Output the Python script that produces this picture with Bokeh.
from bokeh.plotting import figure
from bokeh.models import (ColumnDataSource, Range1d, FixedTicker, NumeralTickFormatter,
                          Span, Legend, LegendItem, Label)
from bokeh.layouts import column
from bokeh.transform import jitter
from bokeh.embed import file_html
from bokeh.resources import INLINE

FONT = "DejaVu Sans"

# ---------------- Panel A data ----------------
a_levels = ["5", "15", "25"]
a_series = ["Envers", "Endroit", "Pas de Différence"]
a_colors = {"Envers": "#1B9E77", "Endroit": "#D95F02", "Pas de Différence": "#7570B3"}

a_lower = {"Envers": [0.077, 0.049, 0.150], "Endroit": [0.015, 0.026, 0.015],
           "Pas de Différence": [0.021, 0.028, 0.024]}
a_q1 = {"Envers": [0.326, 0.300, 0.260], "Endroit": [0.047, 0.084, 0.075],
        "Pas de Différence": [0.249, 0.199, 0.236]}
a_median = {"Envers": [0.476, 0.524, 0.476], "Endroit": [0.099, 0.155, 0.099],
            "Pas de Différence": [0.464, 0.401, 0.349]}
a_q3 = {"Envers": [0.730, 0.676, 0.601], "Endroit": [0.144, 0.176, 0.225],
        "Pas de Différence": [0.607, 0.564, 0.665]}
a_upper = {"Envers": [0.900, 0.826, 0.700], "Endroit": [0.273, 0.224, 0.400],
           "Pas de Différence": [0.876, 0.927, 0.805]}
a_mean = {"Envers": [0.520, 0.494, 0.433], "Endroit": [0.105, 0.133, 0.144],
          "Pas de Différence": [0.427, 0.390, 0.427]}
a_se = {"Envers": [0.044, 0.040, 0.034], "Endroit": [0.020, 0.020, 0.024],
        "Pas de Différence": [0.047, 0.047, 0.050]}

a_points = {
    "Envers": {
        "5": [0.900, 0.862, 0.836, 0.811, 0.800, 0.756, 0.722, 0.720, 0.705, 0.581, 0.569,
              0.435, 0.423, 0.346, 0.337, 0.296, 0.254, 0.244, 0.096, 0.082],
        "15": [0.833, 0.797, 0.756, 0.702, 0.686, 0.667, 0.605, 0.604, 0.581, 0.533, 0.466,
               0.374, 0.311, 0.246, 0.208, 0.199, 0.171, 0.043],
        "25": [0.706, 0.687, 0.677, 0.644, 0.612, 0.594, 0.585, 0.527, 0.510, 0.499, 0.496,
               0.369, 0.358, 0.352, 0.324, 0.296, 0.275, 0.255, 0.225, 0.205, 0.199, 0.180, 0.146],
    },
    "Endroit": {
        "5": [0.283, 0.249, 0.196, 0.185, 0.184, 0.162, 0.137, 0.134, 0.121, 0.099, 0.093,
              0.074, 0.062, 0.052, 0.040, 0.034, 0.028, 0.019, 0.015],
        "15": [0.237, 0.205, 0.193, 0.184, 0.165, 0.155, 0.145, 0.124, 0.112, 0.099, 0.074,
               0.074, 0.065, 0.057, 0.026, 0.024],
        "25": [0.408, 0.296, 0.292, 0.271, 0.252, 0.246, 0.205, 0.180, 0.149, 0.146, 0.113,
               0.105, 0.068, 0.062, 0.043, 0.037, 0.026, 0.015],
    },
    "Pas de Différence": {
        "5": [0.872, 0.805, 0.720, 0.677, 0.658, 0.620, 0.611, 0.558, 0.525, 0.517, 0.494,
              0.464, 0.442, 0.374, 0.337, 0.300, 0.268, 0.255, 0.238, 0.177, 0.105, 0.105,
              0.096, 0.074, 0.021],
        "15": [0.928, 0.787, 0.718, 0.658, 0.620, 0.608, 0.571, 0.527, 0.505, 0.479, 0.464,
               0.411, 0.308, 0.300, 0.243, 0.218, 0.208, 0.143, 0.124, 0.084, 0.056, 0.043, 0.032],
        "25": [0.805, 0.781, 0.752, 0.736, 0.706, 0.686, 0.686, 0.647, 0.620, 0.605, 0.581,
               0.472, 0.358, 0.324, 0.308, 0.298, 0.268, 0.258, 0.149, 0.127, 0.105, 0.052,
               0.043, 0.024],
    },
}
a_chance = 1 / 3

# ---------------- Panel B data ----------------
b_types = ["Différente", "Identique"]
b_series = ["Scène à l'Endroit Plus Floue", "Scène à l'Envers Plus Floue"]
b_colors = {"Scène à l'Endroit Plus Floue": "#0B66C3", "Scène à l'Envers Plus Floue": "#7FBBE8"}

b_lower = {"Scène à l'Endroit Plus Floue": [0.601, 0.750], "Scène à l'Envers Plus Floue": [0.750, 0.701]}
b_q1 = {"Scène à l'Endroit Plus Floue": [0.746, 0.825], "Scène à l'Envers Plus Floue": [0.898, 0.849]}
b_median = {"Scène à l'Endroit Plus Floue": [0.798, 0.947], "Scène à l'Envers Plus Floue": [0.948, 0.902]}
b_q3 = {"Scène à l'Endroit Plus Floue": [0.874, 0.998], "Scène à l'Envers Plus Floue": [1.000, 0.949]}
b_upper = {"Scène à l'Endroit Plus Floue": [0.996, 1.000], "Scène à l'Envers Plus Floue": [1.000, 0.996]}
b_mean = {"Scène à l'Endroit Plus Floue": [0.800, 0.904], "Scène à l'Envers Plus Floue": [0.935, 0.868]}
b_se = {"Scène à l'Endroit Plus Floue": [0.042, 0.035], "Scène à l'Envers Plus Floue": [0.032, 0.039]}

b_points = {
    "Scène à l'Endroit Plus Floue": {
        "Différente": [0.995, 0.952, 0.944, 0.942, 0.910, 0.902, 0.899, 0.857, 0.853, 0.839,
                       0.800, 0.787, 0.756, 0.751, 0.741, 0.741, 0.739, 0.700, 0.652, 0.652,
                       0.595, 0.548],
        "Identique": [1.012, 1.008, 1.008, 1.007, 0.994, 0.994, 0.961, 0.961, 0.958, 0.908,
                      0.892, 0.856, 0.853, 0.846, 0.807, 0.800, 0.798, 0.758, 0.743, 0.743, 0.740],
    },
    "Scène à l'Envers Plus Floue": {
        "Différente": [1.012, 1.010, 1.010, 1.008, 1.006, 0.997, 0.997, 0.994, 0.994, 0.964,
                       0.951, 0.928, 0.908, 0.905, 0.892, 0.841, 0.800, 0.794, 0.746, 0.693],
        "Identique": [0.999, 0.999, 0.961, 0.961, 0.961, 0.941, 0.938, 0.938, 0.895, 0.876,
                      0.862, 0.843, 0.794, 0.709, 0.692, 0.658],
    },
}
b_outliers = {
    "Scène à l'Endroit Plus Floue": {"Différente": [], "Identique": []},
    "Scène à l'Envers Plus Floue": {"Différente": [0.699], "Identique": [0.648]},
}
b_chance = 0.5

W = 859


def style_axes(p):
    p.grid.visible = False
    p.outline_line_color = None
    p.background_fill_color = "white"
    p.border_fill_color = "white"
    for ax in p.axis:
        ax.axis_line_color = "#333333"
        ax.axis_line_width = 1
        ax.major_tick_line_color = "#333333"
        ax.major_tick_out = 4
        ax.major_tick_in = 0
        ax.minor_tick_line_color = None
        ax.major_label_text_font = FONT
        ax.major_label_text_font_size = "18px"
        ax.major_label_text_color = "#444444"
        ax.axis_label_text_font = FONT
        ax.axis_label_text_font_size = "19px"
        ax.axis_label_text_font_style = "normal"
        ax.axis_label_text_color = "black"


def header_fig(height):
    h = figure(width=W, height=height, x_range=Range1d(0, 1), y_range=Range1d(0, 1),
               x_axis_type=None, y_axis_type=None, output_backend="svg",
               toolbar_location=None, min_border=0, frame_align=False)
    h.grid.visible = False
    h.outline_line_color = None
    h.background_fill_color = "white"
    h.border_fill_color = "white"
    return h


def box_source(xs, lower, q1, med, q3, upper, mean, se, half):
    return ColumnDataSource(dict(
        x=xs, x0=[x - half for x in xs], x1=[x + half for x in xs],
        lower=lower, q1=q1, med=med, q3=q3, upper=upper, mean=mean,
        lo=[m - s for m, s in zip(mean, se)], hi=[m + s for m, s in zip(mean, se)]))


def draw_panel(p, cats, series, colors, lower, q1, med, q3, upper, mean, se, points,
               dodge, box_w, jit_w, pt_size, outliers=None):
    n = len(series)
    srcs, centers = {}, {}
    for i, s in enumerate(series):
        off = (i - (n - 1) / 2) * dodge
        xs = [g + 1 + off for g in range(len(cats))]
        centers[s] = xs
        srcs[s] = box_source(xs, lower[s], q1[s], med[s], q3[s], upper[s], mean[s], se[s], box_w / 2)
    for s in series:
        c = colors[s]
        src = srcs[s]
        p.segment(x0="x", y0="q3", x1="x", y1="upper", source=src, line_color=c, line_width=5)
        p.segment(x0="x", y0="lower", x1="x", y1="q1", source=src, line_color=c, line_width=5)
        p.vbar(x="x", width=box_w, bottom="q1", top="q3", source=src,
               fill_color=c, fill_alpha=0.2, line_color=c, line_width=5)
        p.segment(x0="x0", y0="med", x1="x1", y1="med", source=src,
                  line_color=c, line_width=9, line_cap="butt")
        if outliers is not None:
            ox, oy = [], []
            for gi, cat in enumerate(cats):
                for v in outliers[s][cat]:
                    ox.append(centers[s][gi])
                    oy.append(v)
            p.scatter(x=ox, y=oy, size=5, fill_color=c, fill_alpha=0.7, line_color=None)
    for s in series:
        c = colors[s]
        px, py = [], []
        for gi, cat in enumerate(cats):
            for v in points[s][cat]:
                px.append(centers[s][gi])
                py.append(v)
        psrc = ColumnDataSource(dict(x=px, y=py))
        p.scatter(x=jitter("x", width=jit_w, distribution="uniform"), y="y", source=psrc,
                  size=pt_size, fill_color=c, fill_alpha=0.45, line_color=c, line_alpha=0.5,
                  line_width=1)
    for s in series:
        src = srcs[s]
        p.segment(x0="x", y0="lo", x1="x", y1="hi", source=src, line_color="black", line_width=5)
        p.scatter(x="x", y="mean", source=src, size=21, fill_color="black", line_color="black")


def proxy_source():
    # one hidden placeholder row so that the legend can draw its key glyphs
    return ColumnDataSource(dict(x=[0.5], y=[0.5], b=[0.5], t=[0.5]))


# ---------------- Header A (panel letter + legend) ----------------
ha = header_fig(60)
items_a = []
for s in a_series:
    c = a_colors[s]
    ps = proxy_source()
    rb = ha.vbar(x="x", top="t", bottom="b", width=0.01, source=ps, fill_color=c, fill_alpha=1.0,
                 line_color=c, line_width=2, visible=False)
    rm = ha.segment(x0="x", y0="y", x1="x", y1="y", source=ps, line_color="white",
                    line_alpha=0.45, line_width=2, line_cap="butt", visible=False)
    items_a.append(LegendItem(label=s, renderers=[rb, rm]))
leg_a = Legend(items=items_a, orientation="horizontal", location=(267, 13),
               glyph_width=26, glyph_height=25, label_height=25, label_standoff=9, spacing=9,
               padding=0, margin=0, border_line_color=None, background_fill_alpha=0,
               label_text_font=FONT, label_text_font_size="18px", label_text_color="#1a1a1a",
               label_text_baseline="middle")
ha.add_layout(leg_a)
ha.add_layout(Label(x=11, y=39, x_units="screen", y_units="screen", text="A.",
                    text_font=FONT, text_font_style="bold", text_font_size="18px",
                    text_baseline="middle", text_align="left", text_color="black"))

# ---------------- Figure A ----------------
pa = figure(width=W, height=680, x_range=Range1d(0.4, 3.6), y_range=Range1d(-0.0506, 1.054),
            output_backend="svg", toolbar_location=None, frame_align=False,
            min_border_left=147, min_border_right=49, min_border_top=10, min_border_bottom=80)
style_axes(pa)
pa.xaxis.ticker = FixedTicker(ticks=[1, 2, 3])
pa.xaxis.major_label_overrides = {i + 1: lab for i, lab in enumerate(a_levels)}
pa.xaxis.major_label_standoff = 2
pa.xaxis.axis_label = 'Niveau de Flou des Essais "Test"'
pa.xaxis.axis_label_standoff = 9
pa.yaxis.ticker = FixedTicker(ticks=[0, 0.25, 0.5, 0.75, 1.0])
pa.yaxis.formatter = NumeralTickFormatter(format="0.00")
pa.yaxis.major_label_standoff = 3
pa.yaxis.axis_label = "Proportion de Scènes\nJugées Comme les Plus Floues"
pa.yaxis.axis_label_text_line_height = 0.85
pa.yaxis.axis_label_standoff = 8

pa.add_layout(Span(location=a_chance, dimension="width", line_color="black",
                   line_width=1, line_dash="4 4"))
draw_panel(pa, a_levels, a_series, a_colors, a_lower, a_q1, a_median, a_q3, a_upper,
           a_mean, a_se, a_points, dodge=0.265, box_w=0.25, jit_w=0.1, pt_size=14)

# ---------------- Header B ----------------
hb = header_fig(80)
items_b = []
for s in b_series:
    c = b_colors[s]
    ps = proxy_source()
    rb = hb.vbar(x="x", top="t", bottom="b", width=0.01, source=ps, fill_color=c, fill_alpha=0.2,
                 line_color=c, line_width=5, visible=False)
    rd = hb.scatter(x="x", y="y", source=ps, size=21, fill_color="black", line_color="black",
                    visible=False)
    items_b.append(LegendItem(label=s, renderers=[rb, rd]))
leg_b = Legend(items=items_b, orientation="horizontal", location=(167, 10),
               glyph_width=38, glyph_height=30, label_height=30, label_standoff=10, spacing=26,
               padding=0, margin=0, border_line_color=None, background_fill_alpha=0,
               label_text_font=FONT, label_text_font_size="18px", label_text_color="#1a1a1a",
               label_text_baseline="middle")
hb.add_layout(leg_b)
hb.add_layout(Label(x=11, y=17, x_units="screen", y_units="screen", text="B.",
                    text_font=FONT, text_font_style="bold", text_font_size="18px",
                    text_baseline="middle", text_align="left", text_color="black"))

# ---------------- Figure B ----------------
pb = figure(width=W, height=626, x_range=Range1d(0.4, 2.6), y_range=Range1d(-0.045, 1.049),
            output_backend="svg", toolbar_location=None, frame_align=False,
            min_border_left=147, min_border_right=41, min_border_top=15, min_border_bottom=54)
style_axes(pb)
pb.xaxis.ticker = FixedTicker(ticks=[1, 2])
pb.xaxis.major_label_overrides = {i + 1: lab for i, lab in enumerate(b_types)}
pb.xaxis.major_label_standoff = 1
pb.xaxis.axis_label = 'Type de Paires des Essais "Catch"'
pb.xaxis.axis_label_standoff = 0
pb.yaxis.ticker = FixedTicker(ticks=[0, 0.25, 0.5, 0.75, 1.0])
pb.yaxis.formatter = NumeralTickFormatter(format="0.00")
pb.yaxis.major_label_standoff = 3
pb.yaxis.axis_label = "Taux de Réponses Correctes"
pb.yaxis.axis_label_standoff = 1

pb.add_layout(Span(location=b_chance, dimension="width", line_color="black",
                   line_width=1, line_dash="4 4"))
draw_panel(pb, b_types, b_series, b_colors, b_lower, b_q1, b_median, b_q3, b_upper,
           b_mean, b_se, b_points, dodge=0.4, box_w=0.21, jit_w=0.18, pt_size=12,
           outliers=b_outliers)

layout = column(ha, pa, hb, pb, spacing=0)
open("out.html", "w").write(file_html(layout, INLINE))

**AIM**
Your task is to gather every line with the word "that" and copy it.

**EXERCISE RESULT**
Output the Python script that produces this picture with Bokeh.
    # one hidden placeholder row so that the legend can draw its key glyphs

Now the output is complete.